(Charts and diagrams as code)
[Begin]
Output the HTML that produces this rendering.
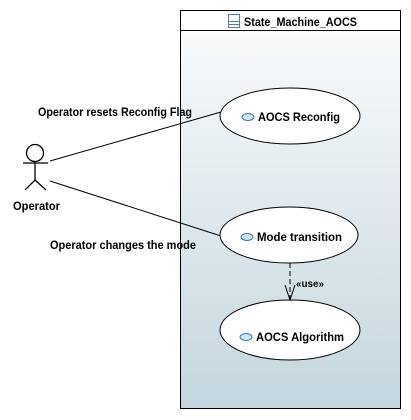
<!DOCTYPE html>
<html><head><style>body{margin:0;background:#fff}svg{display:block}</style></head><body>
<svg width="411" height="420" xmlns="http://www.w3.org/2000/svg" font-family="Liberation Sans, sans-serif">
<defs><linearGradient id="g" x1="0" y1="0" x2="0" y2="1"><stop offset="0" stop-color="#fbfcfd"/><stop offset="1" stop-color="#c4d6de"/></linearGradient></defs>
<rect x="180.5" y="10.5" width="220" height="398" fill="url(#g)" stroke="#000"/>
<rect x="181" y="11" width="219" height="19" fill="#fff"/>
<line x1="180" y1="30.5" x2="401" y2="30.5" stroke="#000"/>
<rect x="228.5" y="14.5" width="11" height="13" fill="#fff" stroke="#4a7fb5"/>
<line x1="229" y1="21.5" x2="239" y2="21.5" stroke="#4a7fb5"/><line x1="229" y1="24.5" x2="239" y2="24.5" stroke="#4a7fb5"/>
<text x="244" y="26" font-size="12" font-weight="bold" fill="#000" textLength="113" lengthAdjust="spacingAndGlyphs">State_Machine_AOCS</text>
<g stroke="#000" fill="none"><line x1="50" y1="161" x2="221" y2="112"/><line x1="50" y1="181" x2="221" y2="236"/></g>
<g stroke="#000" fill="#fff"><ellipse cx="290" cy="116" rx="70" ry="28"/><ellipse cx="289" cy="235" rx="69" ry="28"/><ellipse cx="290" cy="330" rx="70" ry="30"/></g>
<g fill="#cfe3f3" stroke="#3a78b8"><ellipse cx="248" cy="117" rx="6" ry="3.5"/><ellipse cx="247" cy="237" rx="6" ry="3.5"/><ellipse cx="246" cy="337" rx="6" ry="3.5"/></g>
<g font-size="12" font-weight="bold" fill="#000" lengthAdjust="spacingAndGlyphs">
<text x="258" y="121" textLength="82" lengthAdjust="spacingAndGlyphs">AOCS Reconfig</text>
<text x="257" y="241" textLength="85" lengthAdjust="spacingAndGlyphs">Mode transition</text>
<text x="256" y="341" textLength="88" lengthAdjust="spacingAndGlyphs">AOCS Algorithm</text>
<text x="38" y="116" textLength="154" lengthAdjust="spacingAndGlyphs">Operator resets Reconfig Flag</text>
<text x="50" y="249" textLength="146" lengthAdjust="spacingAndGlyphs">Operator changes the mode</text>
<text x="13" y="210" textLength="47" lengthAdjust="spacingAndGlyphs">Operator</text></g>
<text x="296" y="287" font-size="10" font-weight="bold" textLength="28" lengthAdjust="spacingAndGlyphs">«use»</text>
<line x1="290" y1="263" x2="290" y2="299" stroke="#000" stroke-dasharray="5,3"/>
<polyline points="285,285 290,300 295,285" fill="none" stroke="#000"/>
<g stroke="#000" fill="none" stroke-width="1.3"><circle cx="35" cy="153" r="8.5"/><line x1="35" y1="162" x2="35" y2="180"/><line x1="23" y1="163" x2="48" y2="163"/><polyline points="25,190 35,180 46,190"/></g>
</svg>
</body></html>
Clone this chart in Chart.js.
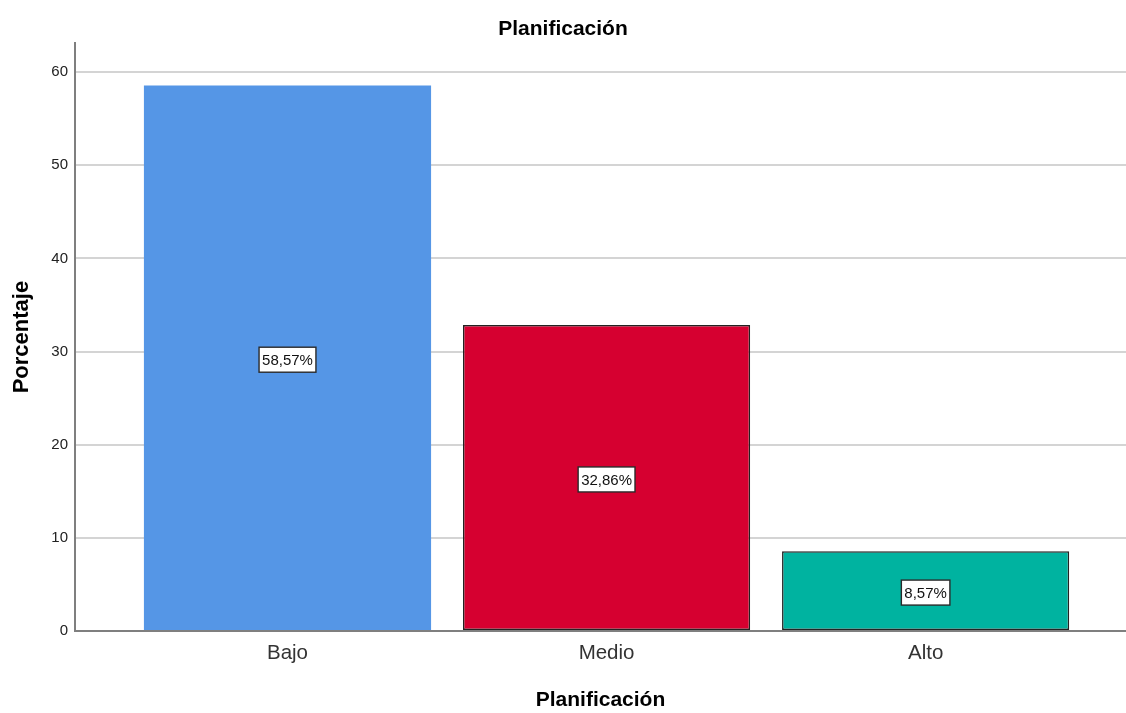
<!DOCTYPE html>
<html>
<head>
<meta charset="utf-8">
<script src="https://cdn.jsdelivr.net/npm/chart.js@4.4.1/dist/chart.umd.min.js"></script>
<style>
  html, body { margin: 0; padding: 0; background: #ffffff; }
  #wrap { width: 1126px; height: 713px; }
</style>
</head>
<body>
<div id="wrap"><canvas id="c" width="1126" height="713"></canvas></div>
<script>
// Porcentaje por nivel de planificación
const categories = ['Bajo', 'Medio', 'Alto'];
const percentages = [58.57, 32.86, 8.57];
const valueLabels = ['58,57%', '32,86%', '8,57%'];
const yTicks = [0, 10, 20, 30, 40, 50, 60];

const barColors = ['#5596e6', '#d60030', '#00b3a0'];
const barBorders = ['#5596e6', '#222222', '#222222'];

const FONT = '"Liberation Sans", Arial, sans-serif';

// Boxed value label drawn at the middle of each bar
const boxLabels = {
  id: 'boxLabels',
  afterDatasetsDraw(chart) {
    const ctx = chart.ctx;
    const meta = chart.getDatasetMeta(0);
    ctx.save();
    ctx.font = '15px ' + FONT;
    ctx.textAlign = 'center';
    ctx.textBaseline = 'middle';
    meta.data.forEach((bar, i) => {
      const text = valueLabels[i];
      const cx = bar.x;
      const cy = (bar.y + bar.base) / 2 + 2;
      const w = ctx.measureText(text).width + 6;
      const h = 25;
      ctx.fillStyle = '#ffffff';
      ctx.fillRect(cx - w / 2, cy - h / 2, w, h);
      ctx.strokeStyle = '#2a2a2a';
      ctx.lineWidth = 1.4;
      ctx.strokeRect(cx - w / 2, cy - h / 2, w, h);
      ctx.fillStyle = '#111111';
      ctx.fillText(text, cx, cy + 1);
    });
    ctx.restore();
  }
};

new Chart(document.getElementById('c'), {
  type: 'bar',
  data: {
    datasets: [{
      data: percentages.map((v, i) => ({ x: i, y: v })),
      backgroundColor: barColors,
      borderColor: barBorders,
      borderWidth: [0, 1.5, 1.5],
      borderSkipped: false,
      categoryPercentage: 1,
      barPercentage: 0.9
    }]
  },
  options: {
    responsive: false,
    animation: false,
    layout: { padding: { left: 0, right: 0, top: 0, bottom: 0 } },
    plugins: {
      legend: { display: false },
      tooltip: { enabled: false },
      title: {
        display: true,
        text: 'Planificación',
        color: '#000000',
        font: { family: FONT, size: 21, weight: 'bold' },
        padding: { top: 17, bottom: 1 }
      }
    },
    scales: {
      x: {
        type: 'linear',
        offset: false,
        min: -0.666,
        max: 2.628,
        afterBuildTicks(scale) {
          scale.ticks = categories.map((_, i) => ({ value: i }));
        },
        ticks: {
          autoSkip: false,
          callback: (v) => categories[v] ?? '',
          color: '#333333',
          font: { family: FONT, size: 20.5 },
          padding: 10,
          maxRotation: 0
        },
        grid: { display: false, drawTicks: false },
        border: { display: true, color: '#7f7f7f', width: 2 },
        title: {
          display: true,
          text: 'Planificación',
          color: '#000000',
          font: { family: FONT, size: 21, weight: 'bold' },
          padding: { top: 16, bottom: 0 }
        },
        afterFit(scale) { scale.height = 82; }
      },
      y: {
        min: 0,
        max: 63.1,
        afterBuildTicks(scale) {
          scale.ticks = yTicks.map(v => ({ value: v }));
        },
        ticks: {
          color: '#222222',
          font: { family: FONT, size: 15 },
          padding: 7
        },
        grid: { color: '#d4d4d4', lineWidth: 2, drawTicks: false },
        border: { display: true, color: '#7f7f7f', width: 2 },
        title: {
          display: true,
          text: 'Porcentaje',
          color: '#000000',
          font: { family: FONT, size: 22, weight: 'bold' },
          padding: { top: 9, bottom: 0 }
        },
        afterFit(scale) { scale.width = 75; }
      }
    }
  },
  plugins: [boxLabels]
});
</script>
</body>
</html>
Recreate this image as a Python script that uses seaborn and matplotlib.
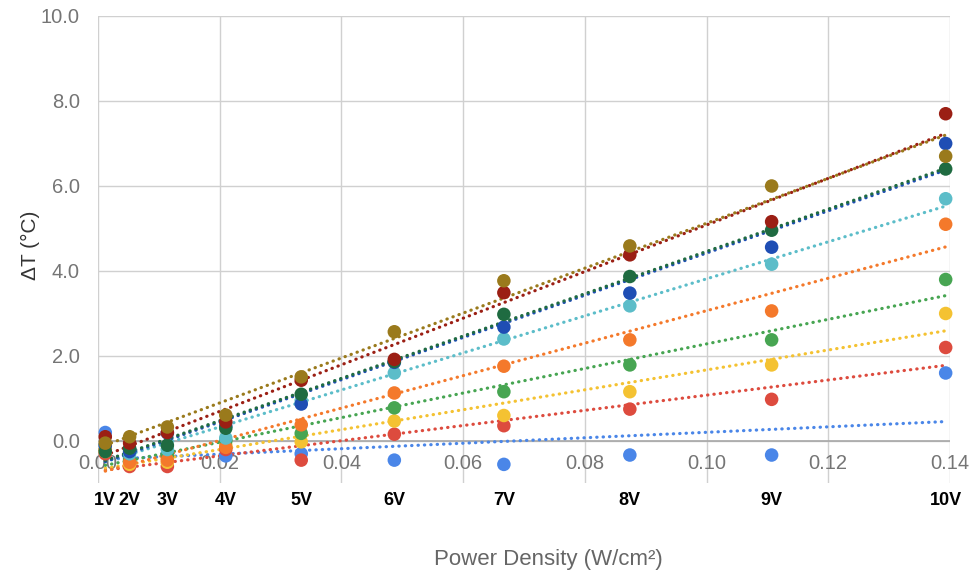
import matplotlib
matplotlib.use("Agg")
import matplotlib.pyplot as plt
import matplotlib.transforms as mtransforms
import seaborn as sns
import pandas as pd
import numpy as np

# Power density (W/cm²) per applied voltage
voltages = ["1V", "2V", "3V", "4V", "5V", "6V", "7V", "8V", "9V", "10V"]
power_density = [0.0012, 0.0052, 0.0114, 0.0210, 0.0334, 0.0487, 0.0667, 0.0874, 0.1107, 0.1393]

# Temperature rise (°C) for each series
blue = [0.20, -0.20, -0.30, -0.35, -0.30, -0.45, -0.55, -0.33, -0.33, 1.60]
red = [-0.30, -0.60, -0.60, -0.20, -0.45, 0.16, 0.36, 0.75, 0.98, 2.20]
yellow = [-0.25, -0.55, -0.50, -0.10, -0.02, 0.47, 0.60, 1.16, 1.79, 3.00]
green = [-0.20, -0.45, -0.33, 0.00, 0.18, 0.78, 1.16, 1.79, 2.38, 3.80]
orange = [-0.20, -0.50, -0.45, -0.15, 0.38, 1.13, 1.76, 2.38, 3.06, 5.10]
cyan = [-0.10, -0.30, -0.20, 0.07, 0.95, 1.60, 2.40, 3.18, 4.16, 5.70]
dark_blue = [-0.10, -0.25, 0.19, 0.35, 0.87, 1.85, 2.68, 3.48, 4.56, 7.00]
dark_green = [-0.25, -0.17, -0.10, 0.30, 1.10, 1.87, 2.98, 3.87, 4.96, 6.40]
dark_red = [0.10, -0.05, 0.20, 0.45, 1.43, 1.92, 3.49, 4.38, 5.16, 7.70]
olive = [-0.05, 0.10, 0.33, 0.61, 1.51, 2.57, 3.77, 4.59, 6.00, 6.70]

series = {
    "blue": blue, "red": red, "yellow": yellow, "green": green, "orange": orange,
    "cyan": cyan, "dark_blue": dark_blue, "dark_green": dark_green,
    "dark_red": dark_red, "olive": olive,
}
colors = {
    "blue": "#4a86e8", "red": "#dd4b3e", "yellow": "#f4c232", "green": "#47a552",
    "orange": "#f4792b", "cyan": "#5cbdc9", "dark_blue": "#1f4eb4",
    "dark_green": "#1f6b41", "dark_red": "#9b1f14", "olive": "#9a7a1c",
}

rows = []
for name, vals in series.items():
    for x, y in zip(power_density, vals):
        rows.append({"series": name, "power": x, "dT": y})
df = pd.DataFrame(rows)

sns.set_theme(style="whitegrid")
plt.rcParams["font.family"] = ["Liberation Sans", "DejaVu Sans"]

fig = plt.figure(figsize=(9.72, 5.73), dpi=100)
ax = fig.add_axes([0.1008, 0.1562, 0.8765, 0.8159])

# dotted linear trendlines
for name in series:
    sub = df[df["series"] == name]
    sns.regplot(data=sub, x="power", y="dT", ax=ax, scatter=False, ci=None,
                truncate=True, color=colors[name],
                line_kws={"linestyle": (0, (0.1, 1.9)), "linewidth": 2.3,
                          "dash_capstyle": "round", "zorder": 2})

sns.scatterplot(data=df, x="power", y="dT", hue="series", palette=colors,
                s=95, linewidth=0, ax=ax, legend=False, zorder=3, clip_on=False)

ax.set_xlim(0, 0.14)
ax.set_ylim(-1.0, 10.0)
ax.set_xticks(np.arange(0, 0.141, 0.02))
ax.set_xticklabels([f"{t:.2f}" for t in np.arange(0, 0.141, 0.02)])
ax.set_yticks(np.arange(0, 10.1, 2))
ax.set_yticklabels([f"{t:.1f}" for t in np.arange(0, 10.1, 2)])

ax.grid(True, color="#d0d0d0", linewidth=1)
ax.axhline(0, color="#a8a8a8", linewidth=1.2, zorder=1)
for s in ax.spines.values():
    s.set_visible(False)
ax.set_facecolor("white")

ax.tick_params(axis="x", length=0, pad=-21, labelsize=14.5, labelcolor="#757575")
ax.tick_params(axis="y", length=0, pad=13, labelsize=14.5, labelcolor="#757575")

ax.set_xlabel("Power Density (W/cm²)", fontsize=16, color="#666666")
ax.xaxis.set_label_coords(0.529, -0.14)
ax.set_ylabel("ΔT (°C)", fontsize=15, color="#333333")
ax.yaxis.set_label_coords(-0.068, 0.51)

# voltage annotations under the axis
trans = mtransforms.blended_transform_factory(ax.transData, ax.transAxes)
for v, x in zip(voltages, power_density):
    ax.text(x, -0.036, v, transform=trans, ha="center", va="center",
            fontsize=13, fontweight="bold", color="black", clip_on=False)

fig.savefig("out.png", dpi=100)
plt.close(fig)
[End]
• What you should do:
Return exactly the lines from the one with "Recreate this image" to the one with "0.0874, 0.1107, 0.1393]", both ends kept, and only those. Images are left out.

• The completed task:
Recreate this image as a Python script that uses seaborn and matplotlib.
import matplotlib
matplotlib.use("Agg")
import matplotlib.pyplot as plt
import matplotlib.transforms as mtransforms
import seaborn as sns
import pandas as pd
import numpy as np

# Power density (W/cm²) per applied voltage
voltages = ["1V", "2V", "3V", "4V", "5V", "6V", "7V", "8V", "9V", "10V"]
power_density = [0.0012, 0.0052, 0.0114, 0.0210, 0.0334, 0.0487, 0.0667, 0.0874, 0.1107, 0.1393]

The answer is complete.